Predictably Irrational by Dan Ariely

Predictably Irrational

Traditional economic theory assumes that all participants in an economy are rational and self-serving, systematically finding ways to maximize their utility. However, anyone would agree that these assumptions are oversimplifications and that people make plenty of irrational decisions in practice. The field of behavioral economics (economics plus psychology) is studying economic irrationality. The field’s main conclusion is that human irrationality isn’t a random or scattershot phenomenon, but something systemic and predictable that stems from universal cognitive biases. Here are some of the most common lapses in rationality that people make.

People make relative choices. To reduce cognitive load, people compare their options against each other rather than compute the absolute utility for each option individually. This means that choices that are easily comparable are more likely to stand out as really good or really bad. When choosing between three choices (A, B, C), if A is clearly better than B but A vs C is unclear and B vs C is unclear, nobody will choose B and most people will choose A over C.

People can get anchored. People are strongly swayed by the first price they see or by numbers that get imprinted into their heads. An initial price point appears reasonable and assessments of future prices are done by comparing to past precedents. It is possible to convince people that a certain product is inherently a luxury or premium product just by bumping up the price.

People get overexcited about anything free. The psychological pain of paying for something is a non-linear function with an enormous jump between “free” and $0.01. A free choice appears to be all upside with no downside and no possibility of regret. People overvalue any free add-ons to whatever they are buying and ignore other opportunity costs such as time that are spent in pursuit of free things.

People maintain a separation between social and market norms. People follow social norms (courtesies, favors, gifts) in some contexts and market norms (contracts, payments, obligations) in other contexts. People who would refuse to work for a low wage can be persuaded to work for free under the guise of volunteering; all you have to do is reframe the work from being a market exchange to being a social exchange. Workers react strongly and positively to intangible incentives like employee benefits, office perks, good interpersonal relationships, and work with social meaning. In situations where market forces prevail instead, people act more rationally, but also more selfishly and cynically, coming out feeling less happy overall.

People act irrationally when emotionally aroused. When people are feeling intense emotions or are experiencing intense stimulation, they become more impulsive and short-sighted. People consistently overestimate how much self-control they would retain in moments of high passion. However, even in moments of low passion, people continue to have problems with delayed gratification and self-control if there is no element of shame or urgency involved.

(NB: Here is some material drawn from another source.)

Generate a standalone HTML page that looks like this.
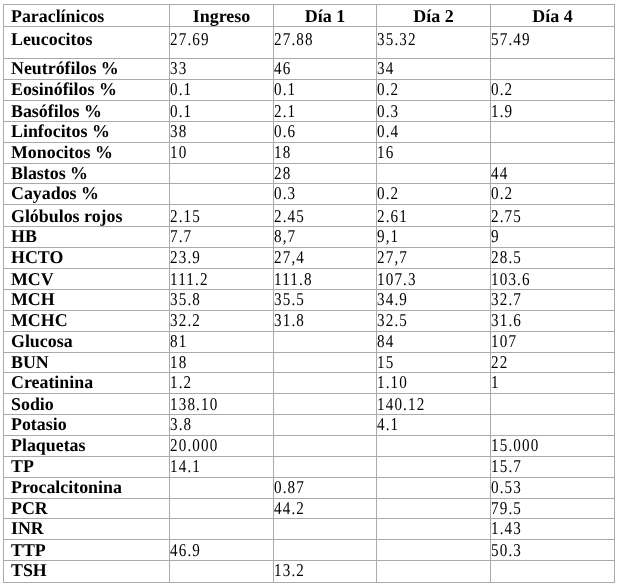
<!DOCTYPE html>
<html><head><meta charset="utf-8"><style>
html,body{margin:0;padding:0;background:#fff;width:621px;height:588px;overflow:hidden}
#wrap{position:absolute;left:0;top:0;width:621px;height:588px;will-change:transform;background:#fff}
.h{position:absolute;left:3px;width:612px;height:1px;background:#acaaa5}
.v{position:absolute;top:4px;width:1px;height:579px;background:#acaaa5}
.t{position:absolute;font-family:"Liberation Serif",serif;font-size:18px;line-height:18px;white-space:nowrap;color:#000;text-rendering:geometricPrecision;transform-origin:0 15px}
.b{font-weight:bold;transform:scaleX(0.993);letter-spacing:0.0px}
.c{text-align:center;transform:none;letter-spacing:0}
.n{font-weight:normal;transform:scaleX(0.84);letter-spacing:1.36px}
</style></head><body><div id="wrap">
<div class="h" style="top:4px"></div>
<div class="h" style="top:26px"></div>
<div class="h" style="top:58px"></div>
<div class="h" style="top:79px"></div>
<div class="h" style="top:100px"></div>
<div class="h" style="top:121px"></div>
<div class="h" style="top:142px"></div>
<div class="h" style="top:163px"></div>
<div class="h" style="top:183px"></div>
<div class="h" style="top:204px"></div>
<div class="h" style="top:226px"></div>
<div class="h" style="top:247px"></div>
<div class="h" style="top:268px"></div>
<div class="h" style="top:289px"></div>
<div class="h" style="top:310px"></div>
<div class="h" style="top:331px"></div>
<div class="h" style="top:352px"></div>
<div class="h" style="top:372px"></div>
<div class="h" style="top:393px"></div>
<div class="h" style="top:414px"></div>
<div class="h" style="top:435px"></div>
<div class="h" style="top:456px"></div>
<div class="h" style="top:477px"></div>
<div class="h" style="top:498px"></div>
<div class="h" style="top:518px"></div>
<div class="h" style="top:539px"></div>
<div class="h" style="top:560px"></div>
<div class="h" style="top:582px"></div>
<div class="v" style="left:3px"></div>
<div class="v" style="left:169px"></div>
<div class="v" style="left:273px"></div>
<div class="v" style="left:376px"></div>
<div class="v" style="left:490px"></div>
<div class="v" style="left:614px"></div>
<div class="t b" style="left:11.0px;top:7.0px">Paraclínicos</div>
<div class="t b c" style="left:170px;width:103px;top:7.0px">Ingreso</div>
<div class="t b c" style="left:274px;width:102px;top:7.0px">Día 1</div>
<div class="t b c" style="left:377px;width:113px;top:7.0px">Día 2</div>
<div class="t b c" style="left:491px;width:123px;top:7.0px">Día 4</div>
<div class="t b" style="left:11.0px;top:30.0px">Leucocitos</div>
<div class="t n" style="left:170.0px;top:30.0px">27.69</div>
<div class="t n" style="left:274.0px;top:30.0px">27.88</div>
<div class="t n" style="left:377.0px;top:30.0px">35.32</div>
<div class="t n" style="left:491.0px;top:30.0px">57.49</div>
<div class="t b" style="left:11.0px;top:59.0px">Neutrófilos %</div>
<div class="t n" style="left:170.0px;top:59.0px">33</div>
<div class="t n" style="left:274.0px;top:59.0px">46</div>
<div class="t n" style="left:377.0px;top:59.0px">34</div>
<div class="t b" style="left:11.0px;top:80.0px">Eosinófilos %</div>
<div class="t n" style="left:170.0px;top:80.0px">0.1</div>
<div class="t n" style="left:274.0px;top:80.0px">0.1</div>
<div class="t n" style="left:377.0px;top:80.0px">0.2</div>
<div class="t n" style="left:491.0px;top:80.0px">0.2</div>
<div class="t b" style="left:11.0px;top:102.0px">Basófilos %</div>
<div class="t n" style="left:170.0px;top:102.0px">0.1</div>
<div class="t n" style="left:274.0px;top:102.0px">2.1</div>
<div class="t n" style="left:377.0px;top:102.0px">0.3</div>
<div class="t n" style="left:491.0px;top:102.0px">1.9</div>
<div class="t b" style="left:11.0px;top:122.0px">Linfocitos %</div>
<div class="t n" style="left:170.0px;top:122.0px">38</div>
<div class="t n" style="left:274.0px;top:122.0px">0.6</div>
<div class="t n" style="left:377.0px;top:122.0px">0.4</div>
<div class="t b" style="left:11.0px;top:143.0px">Monocitos %</div>
<div class="t n" style="left:170.0px;top:143.0px">10</div>
<div class="t n" style="left:274.0px;top:143.0px">18</div>
<div class="t n" style="left:377.0px;top:143.0px">16</div>
<div class="t b" style="left:11.0px;top:164.0px">Blastos %</div>
<div class="t n" style="left:274.0px;top:164.0px">28</div>
<div class="t n" style="left:491.0px;top:164.0px">44</div>
<div class="t b" style="left:11.0px;top:184.0px">Cayados %</div>
<div class="t n" style="left:274.0px;top:184.0px">0.3</div>
<div class="t n" style="left:377.0px;top:184.0px">0.2</div>
<div class="t n" style="left:491.0px;top:184.0px">0.2</div>
<div class="t b" style="left:11.0px;top:207.0px">Glóbulos rojos</div>
<div class="t n" style="left:170.0px;top:207.0px">2.15</div>
<div class="t n" style="left:274.0px;top:207.0px">2.45</div>
<div class="t n" style="left:377.0px;top:207.0px">2.61</div>
<div class="t n" style="left:491.0px;top:207.0px">2.75</div>
<div class="t b" style="left:11.0px;top:227.0px">HB</div>
<div class="t n" style="left:170.0px;top:227.0px">7.7</div>
<div class="t n" style="left:274.0px;top:227.0px">8,7</div>
<div class="t n" style="left:377.0px;top:227.0px">9,1</div>
<div class="t n" style="left:491.0px;top:227.0px">9</div>
<div class="t b" style="left:11.0px;top:248.0px">HCTO</div>
<div class="t n" style="left:170.0px;top:248.0px">23.9</div>
<div class="t n" style="left:274.0px;top:248.0px">27,4</div>
<div class="t n" style="left:377.0px;top:248.0px">27,7</div>
<div class="t n" style="left:491.0px;top:248.0px">28.5</div>
<div class="t b" style="left:11.0px;top:270.0px">MCV</div>
<div class="t n" style="left:170.0px;top:270.0px">111.2</div>
<div class="t n" style="left:274.0px;top:270.0px">111.8</div>
<div class="t n" style="left:377.0px;top:270.0px">107.3</div>
<div class="t n" style="left:491.0px;top:270.0px">103.6</div>
<div class="t b" style="left:11.0px;top:290.0px">MCH</div>
<div class="t n" style="left:170.0px;top:290.0px">35.8</div>
<div class="t n" style="left:274.0px;top:290.0px">35.5</div>
<div class="t n" style="left:377.0px;top:290.0px">34.9</div>
<div class="t n" style="left:491.0px;top:290.0px">32.7</div>
<div class="t b" style="left:11.0px;top:311.0px">MCHC</div>
<div class="t n" style="left:170.0px;top:311.0px">32.2</div>
<div class="t n" style="left:274.0px;top:311.0px">31.8</div>
<div class="t n" style="left:377.0px;top:311.0px">32.5</div>
<div class="t n" style="left:491.0px;top:311.0px">31.6</div>
<div class="t b" style="left:11.0px;top:332.0px">Glucosa</div>
<div class="t n" style="left:170.0px;top:332.0px">81</div>
<div class="t n" style="left:377.0px;top:332.0px">84</div>
<div class="t n" style="left:491.0px;top:332.0px">107</div>
<div class="t b" style="left:11.0px;top:353.0px">BUN</div>
<div class="t n" style="left:170.0px;top:353.0px">18</div>
<div class="t n" style="left:377.0px;top:353.0px">15</div>
<div class="t n" style="left:491.0px;top:353.0px">22</div>
<div class="t b" style="left:11.0px;top:373.0px">Creatinina</div>
<div class="t n" style="left:170.0px;top:373.0px">1.2</div>
<div class="t n" style="left:377.0px;top:373.0px">1.10</div>
<div class="t n" style="left:491.0px;top:373.0px">1</div>
<div class="t b" style="left:11.0px;top:395.0px">Sodio</div>
<div class="t n" style="left:170.0px;top:395.0px">138.10</div>
<div class="t n" style="left:377.0px;top:395.0px">140.12</div>
<div class="t b" style="left:11.0px;top:415.0px">Potasio</div>
<div class="t n" style="left:170.0px;top:415.0px">3.8</div>
<div class="t n" style="left:377.0px;top:415.0px">4.1</div>
<div class="t b" style="left:11.0px;top:436.0px">Plaquetas</div>
<div class="t n" style="left:170.0px;top:436.0px">20.000</div>
<div class="t n" style="left:491.0px;top:436.0px">15.000</div>
<div class="t b" style="left:11.0px;top:457.0px">TP</div>
<div class="t n" style="left:170.0px;top:457.0px">14.1</div>
<div class="t n" style="left:491.0px;top:457.0px">15.7</div>
<div class="t b" style="left:11.0px;top:478.0px">Procalcitonina</div>
<div class="t n" style="left:274.0px;top:478.0px">0.87</div>
<div class="t n" style="left:491.0px;top:478.0px">0.53</div>
<div class="t b" style="left:11.0px;top:499.0px">PCR</div>
<div class="t n" style="left:274.0px;top:499.0px">44.2</div>
<div class="t n" style="left:491.0px;top:499.0px">79.5</div>
<div class="t b" style="left:11.0px;top:519.0px">INR</div>
<div class="t n" style="left:491.0px;top:519.0px">1.43</div>
<div class="t b" style="left:11.0px;top:541.0px">TTP</div>
<div class="t n" style="left:170.0px;top:541.0px">46.9</div>
<div class="t n" style="left:491.0px;top:541.0px">50.3</div>
<div class="t b" style="left:11.0px;top:561.0px">TSH</div>
<div class="t n" style="left:274.0px;top:561.0px">13.2</div>
</div></body></html>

People overvalue what they own. Almost every peer-to-peer negotiation begins with the seller wanting a higher price than the buyer. For the owner/seller, ownership comes with memories and with the pain of loss, but a buyer’s idea of a fair price isn’t tainted by either of these things. This positivity bias extends beyond possessions and also affects people themselves; people consistently view themselves as above-average in many ways and also deem negative events to be less likely to happen to them than to other people.

People obsessively try keeping their options open. People feel a sense of loss when an old option or opportunity closes behind them, even when that option wasn’t good. People often get caught up in an analysis paralysis between choices, agonizing over small details and failing to recognize that a refusal to commit comes with opportunity costs of its own.

People’s experiences are warped by their expectations. At the neurological level, people with positive expectations enjoy things more, while people with negative expectations enjoy them less. Fancy marketing, fancy presentation, or a high price can all boost after-the-fact evaluations of a product’s quality even if the product isn’t any different.

People are fearful of getting conned. People are scared of being suckers to the point that they are automatically skeptical of any deal that feels too good to be true. People are also very slow to gain back trust if it ever gets lost. Societies are vulnerable to downward spirals, with dishonesty prompting distrust, a culture of distrust making it harder for honest participants to get ahead, honest participants turning dishonest out of necessity, and dishonesty prompting even more distrust.

People are petty criminals. People’s outrage at dishonest behavior depends on the brazenness of the act rather than on the amounts involved; society is much more concerned about robberies than about insurance claim exaggerations, even though the latter costs the economy much more money. Dishonesty is widespread, but most dishonest acts are minor, petty, subtle, and morally grey. Even when people have the opportunity to exploit a situation to the max, they nearly always restrain themselves to keep the transgression minor and rationalizable. People acting dishonestly do not get swayed much by the likelihood of getting caught or by potential punishments, even though a rational analysis would take such factors into account. People are more forgiving of dishonesty when in a market context (as opposed to a social context), when whatever is being stolen is highly specific (as opposed to money), and if the victim is an institution (as opposed to an identifiable person).

People make different choices when in groups. When people make choices privately and anonymously, they choose according to their preferences and come out feeling more satisfied. However, when people are in groups and their choices are public, they consider both their own preferences and the image of themselves they want to project to their group. Sometimes people want to conform so they make the same choice as their group mates, while at other times they will intentionally diverge for the sake of taking an individualist stand.